Taughannock Falls, NY (USA) — © Dave Spier
photos © Donna Mason-Spier, unless otherwise noted
The highest single-drop waterfalls in New York State is accessible from Rt. 89 northwest of Ithaca in New York’s Finger Lakes region. Taughannock Creek flows east as it descends the west slope of the Cayuga Trough to end in Cayuga Lake where it has created a flat delta. Since the end of the last Ice Age, two significant waterfalls have cut an impressive gorge into the Allegheny Plateau. To get a better overview of the park, I suggest first starting at the falls overlook on the north rim about a half mile uphill from Rt. 89. You’ll see part of the lower gorge below the main falls, the 400′ high amphitheater surrounding the falls, and you can glimpse the upper gorge above this falls. Further uphill (either by driving or by waking the rim trail) you can reach the old railroad bridge over the upper gorge and view the upper falls just below Falls Road.

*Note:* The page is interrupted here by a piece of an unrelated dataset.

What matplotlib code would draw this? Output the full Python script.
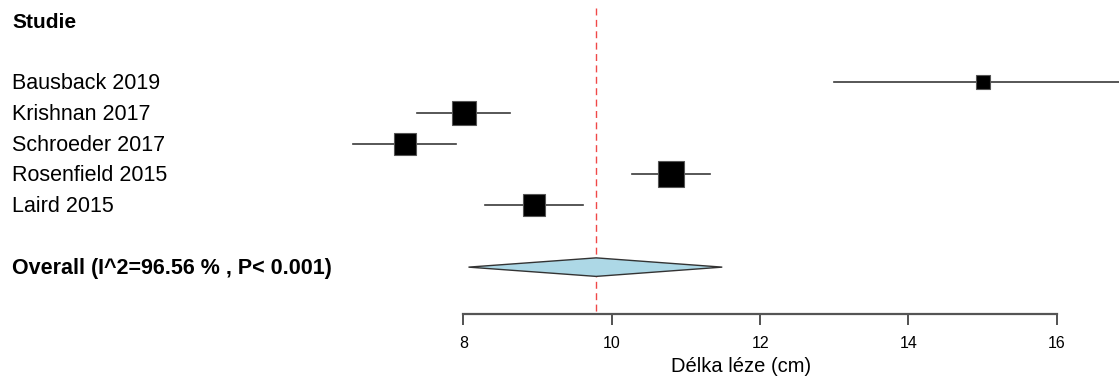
import numpy as np
import matplotlib.pyplot as plt
from matplotlib.patches import Polygon

plt.rcParams['font.family'] = ['Liberation Sans', 'DejaVu Sans']

# study estimates (lesion length, cm) with 95% CI
studies = ['Bausback 2019', 'Krishnan 2017', 'Schroeder 2017', 'Rosenfield 2015', 'Laird 2015']
mean = [15.0, 8.01, 7.21, 10.80, 8.95]
lower = [13.0, 7.38, 6.52, 10.28, 8.29]
upper = [17.0, 8.63, 7.90, 11.32, 9.61]
weights = [13.3, 21.7, 20.5, 24.0, 20.5]

# pooled estimate
pooled = 9.79
pooled_lo = 8.07
pooled_hi = 11.49
overall_label = 'Overall (I^2=96.56 % , P< 0.001)'

xticks = [8, 10, 12, 14, 16]
xlabel = 'Délka léze (cm)'

fig = plt.figure(figsize=(11.19, 3.79), dpi=100)
ax = fig.add_axes([0, 0, 1, 1])
ax.set_xlim(1.756, 16.837)
ax.set_ylim(9.62, -2.644)

rows = np.arange(len(studies))
overall_row = len(studies) + 1

# reference line at pooled mean
ax.plot([pooled, pooled], [-2.385, 7.508], color='#f04848', lw=1.0,
        dashes=(5, 3.2), zorder=1)

# CIs and weighted boxes
for r, m, lo, hi, w in zip(rows, mean, lower, upper, weights):
    ax.plot([lo, hi], [r, r], color='#3a3a3a', lw=1.2, zorder=2)
    ax.plot(m, r, marker='s', ms=w * 1.073 * 0.72, color='black',
            mec='#555555', mew=0.8, zorder=3)

# pooled diamond
h = 0.30
diamond = Polygon([[pooled_lo, overall_row], [pooled, overall_row - h],
                   [pooled_hi, overall_row], [pooled, overall_row + h]],
                  closed=True, facecolor='#add8e6', edgecolor='#333333',
                  lw=1.0, zorder=3)
ax.add_patch(diamond)

# labels
x_text = ax.get_xlim()[0] + 12 / 74.2
ax.text(x_text, -1.9, 'Studie', fontsize=15, fontweight='bold',
        va='center', ha='left')
for r, s in zip(rows, studies):
    ax.text(x_text, r + 0.05, s, fontsize=15.5, va='center', ha='left')
ax.text(x_text, overall_row + 0.05, overall_label, fontsize=15.5,
        fontweight='bold', va='center', ha='left')

# x axis drawn like base R
for side in ['top', 'left', 'right']:
    ax.spines[side].set_visible(False)
ax.spines['bottom'].set_position(('data', 7.508))
ax.spines['bottom'].set_bounds(xticks[0], xticks[-1])
ax.spines['bottom'].set_color('#555555')
ax.spines['bottom'].set_linewidth(1.6)
ax.set_xticks(xticks)
ax.set_xticklabels([str(t) for t in xticks])
ax.tick_params(axis='x', direction='out', length=8, width=1.3,
               color='#444444', labelsize=11.5, pad=8)
ax.set_yticks([])
ax.set_xlabel(xlabel, fontsize=14.5)
ax.xaxis.set_label_coords(741 / 1119, 1 - 367 / 379)
ax.xaxis.label.set_va('center')

fig.savefig('out.png', dpi=100)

Drive downhill on Taughannock Park Road and turn right (south) on Rt. 89, cross the creek and pull into the lower parking lot on your right. (In warm weather, if this lot is full, there are larger lots on the east side of Rt. 89, toward Taughannock Point, the delta created from sediments washed out of the hillside.) If you happen to return via Gorge Road on the south side, it would be a left turn at Rt. 89.
After a short walk from the lower parking area, you can see the first, fairly-low falls created by the resistant Tully limestone caprock. Weak Hamilton shales at the base of this falls easily erode and allow blocks of the Devonian-age limestone to break off.
As you can see in the photos, it’s possible to walk down to the creek bed and examine the solution pits on the limestone surface.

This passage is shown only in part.